Sekretaris Kabinet, Yoshimasa Hayashi, dalam sebuah konferensi pers menyebut situasi ini sebagai “kritis”. Menurutnya, enam tahun ke depan hingga 2030-an akan menjadi “kesempatan terakhir bagi kita untuk membalikkan tren ini”.
Hayashi menyoroti ketidakstabilan ekonomi, kesulitan dalam menyeimbangkan pekerjaan dan mengasuh anak, serta faktor-faktor kompleks lainnya sebagai alasan utama mengapa banyak anak muda Jepang kesulitan untuk memutuskan menikah atau memiliki anak.
Dalam upaya mengatasi masalah ini, Diet Jepang pada hari Rabu menyetujui revisi undang-undang yang bertujuan memperkuat dukungan finansial bagi orang tua yang sedang mengasuh anak atau yang akan memiliki bayi, serta memperluas akses ke layanan penitipan anak dan meningkatkan manfaat cuti orang tua.

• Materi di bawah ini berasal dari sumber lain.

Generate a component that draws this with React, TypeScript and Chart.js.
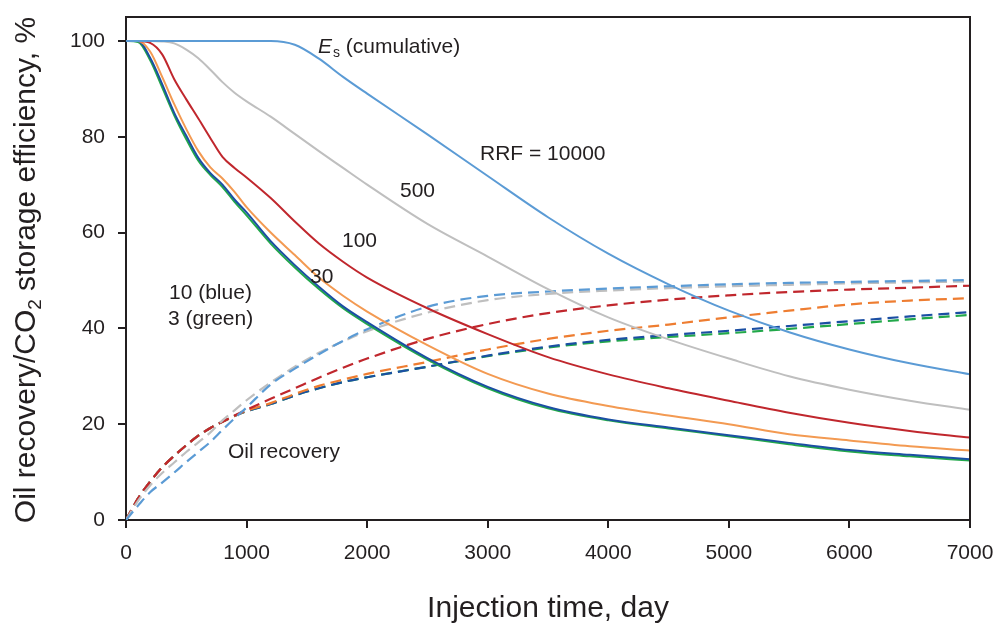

Pemerintah telah menganggarkan 5,3 triliun yen sebagai bagian dari anggaran 2024 untuk ini, dan diperkirakan akan menghabiskan 3,6 triliun yen ($23 miliar) dari uang pajak setiap tahun selama tiga tahun ke depan.

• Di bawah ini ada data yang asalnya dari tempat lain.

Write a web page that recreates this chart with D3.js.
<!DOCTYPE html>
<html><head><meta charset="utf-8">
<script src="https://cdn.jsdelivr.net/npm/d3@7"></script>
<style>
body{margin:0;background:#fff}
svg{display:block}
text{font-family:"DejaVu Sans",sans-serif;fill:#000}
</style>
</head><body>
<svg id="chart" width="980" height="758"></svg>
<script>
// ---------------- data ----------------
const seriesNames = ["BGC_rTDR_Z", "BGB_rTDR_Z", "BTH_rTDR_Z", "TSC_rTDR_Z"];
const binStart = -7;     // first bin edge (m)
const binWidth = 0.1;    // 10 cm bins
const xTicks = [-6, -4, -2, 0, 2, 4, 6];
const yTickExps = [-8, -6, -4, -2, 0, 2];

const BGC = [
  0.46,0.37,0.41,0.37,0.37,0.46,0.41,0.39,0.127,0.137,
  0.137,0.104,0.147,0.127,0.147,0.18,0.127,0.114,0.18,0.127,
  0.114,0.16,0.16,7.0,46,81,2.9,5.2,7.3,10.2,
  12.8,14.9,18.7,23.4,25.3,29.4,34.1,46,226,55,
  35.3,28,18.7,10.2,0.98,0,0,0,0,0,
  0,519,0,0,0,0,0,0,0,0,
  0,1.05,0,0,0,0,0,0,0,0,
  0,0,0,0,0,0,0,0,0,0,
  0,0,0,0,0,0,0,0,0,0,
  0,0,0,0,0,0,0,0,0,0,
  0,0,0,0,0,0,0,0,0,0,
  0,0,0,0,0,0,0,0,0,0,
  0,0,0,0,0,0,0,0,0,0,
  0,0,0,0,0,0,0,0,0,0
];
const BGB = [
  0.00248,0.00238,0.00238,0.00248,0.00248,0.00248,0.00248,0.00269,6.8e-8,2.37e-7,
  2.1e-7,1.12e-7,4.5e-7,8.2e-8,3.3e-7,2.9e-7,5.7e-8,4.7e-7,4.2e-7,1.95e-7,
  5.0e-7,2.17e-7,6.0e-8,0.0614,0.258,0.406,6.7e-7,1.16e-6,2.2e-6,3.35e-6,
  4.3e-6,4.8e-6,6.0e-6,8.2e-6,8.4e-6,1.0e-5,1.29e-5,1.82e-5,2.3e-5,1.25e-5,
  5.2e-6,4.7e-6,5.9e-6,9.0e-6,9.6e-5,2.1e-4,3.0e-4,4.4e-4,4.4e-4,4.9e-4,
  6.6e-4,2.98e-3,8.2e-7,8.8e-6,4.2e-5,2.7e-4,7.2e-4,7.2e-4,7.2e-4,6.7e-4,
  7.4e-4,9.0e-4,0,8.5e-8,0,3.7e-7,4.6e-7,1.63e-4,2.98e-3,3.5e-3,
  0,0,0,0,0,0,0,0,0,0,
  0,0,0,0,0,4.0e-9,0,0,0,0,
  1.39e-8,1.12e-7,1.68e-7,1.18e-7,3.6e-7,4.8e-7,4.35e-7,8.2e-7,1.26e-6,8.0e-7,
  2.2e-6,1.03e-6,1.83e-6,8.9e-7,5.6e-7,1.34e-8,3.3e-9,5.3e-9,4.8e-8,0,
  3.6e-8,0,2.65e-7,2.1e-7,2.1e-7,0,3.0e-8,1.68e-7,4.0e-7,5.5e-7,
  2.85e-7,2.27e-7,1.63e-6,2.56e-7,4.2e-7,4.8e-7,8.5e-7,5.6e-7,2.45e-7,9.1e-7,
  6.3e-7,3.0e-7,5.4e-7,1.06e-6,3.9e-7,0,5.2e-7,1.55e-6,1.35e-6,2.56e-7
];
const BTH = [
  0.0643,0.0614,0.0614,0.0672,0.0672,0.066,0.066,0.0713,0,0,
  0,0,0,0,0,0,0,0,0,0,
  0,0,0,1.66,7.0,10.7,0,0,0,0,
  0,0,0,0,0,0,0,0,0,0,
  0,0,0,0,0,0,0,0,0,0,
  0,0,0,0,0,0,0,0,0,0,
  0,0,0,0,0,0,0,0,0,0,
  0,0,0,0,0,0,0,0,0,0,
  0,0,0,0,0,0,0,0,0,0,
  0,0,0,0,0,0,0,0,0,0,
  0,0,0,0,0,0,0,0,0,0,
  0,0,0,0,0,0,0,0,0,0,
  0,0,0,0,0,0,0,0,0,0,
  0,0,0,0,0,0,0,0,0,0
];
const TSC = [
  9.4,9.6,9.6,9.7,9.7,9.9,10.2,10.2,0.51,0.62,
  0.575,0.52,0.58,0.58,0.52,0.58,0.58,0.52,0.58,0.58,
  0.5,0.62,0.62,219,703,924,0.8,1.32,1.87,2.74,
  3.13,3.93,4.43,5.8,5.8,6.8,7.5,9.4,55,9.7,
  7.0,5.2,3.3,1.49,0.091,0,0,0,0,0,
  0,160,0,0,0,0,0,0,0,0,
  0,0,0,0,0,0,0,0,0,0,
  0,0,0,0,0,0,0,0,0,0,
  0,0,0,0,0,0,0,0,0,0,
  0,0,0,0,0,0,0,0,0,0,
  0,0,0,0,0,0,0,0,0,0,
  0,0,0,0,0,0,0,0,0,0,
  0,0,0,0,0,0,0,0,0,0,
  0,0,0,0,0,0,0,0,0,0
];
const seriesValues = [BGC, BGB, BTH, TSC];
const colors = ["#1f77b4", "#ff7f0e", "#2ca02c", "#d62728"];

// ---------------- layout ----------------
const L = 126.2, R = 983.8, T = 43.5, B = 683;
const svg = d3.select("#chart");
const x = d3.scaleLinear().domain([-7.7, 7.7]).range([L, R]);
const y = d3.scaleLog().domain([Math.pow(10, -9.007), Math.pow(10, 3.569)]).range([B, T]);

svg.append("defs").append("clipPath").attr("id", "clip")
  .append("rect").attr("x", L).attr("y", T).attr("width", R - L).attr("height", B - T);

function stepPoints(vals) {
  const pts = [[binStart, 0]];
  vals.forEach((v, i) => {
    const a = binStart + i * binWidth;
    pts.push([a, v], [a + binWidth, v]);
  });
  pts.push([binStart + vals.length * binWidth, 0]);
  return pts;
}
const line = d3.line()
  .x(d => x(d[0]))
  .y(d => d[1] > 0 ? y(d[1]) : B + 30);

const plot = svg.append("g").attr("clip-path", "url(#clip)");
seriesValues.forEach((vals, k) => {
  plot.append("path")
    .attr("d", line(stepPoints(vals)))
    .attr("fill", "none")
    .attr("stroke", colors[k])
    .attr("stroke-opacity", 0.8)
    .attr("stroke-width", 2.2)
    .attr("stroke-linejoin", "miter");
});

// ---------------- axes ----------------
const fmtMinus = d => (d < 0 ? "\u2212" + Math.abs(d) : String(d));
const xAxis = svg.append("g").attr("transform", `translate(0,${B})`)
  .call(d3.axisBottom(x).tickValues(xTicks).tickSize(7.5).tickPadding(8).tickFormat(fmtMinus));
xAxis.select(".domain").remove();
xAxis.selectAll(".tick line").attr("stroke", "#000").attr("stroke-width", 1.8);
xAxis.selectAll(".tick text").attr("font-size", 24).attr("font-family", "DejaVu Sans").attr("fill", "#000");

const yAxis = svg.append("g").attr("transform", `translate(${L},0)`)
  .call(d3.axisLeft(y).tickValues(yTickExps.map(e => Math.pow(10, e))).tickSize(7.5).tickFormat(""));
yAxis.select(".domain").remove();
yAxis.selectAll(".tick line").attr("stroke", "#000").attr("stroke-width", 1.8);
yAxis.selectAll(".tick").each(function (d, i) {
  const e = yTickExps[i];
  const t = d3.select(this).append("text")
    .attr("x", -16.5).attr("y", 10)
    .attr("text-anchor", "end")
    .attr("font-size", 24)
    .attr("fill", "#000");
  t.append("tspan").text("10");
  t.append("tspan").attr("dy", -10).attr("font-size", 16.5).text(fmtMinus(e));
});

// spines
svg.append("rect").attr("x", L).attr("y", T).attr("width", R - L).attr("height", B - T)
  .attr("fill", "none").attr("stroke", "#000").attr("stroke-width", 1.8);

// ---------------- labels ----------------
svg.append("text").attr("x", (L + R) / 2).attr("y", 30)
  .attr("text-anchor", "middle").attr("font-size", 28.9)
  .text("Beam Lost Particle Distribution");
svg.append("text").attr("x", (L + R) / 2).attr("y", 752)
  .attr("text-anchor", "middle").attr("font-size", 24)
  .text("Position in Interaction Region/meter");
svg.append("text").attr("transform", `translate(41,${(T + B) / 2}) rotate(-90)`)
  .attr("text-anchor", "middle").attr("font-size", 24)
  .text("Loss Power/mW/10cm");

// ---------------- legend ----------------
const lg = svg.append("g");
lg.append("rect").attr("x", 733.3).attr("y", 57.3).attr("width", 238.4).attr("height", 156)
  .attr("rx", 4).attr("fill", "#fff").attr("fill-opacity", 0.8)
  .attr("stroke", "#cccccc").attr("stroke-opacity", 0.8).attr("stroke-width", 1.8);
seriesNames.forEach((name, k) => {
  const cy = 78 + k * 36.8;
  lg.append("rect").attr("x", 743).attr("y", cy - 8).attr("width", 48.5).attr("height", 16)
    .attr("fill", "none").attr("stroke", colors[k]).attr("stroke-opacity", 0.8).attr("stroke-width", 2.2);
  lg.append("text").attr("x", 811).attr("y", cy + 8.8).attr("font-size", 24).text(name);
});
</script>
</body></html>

Namun, para ahli mengatakan bahwa langkah-langkah ini lebih ditujukan untuk pasangan yang sudah menikah atau yang berencana memiliki anak, dan tidak menangani masalah meningkatnya jumlah anak muda yang enggan menikah.
Takahide Kiuchi, seorang ekonom eksekutif di Nomura Research Institute, menyatakan bahwa langkah-langkah tersebut masih kurang dalam mengatasi masalah yang mendasar. “Langkah-langkah ekonomi sederhana seperti peningkatan subsidi tidak akan menyelesaikan masalah serius penurunan angka kelahiran,” tulis Kiuchi dalam sebuah laporan analisis. Dia menambahkan bahwa pola pikir konservatif yang mendukung peran gender tradisional di rumah dan di tempat kerja juga perlu diubah.
Survei menunjukkan bahwa generasi muda Jepang semakin enggan untuk menikah atau memiliki anak, didorong oleh prospek pekerjaan yang suram, tingginya biaya hidup—yang meningkat lebih cepat daripada gaji—dan budaya perusahaan yang bias gender yang menambah beban ekstra hanya pada wanita dan ibu yang bekerja.
Populasi Jepang yang lebih dari 125 juta diproyeksikan akan turun sekitar 30%, menjadi 87 juta pada tahun 2070, dengan empat dari setiap 10 orang berusia 65 tahun atau lebih.
Di tengah tantangan ini, Jepang harus merajut asa, mengambil lompatan keyakinan, dan menemukan cara untuk menantang penyesalan dengan keberanian. Hanya dengan demikian, mereka dapat berharap untuk membalikkan tren ini dan memastikan masa depan yang lebih cerah bagi generasi yang akan datang.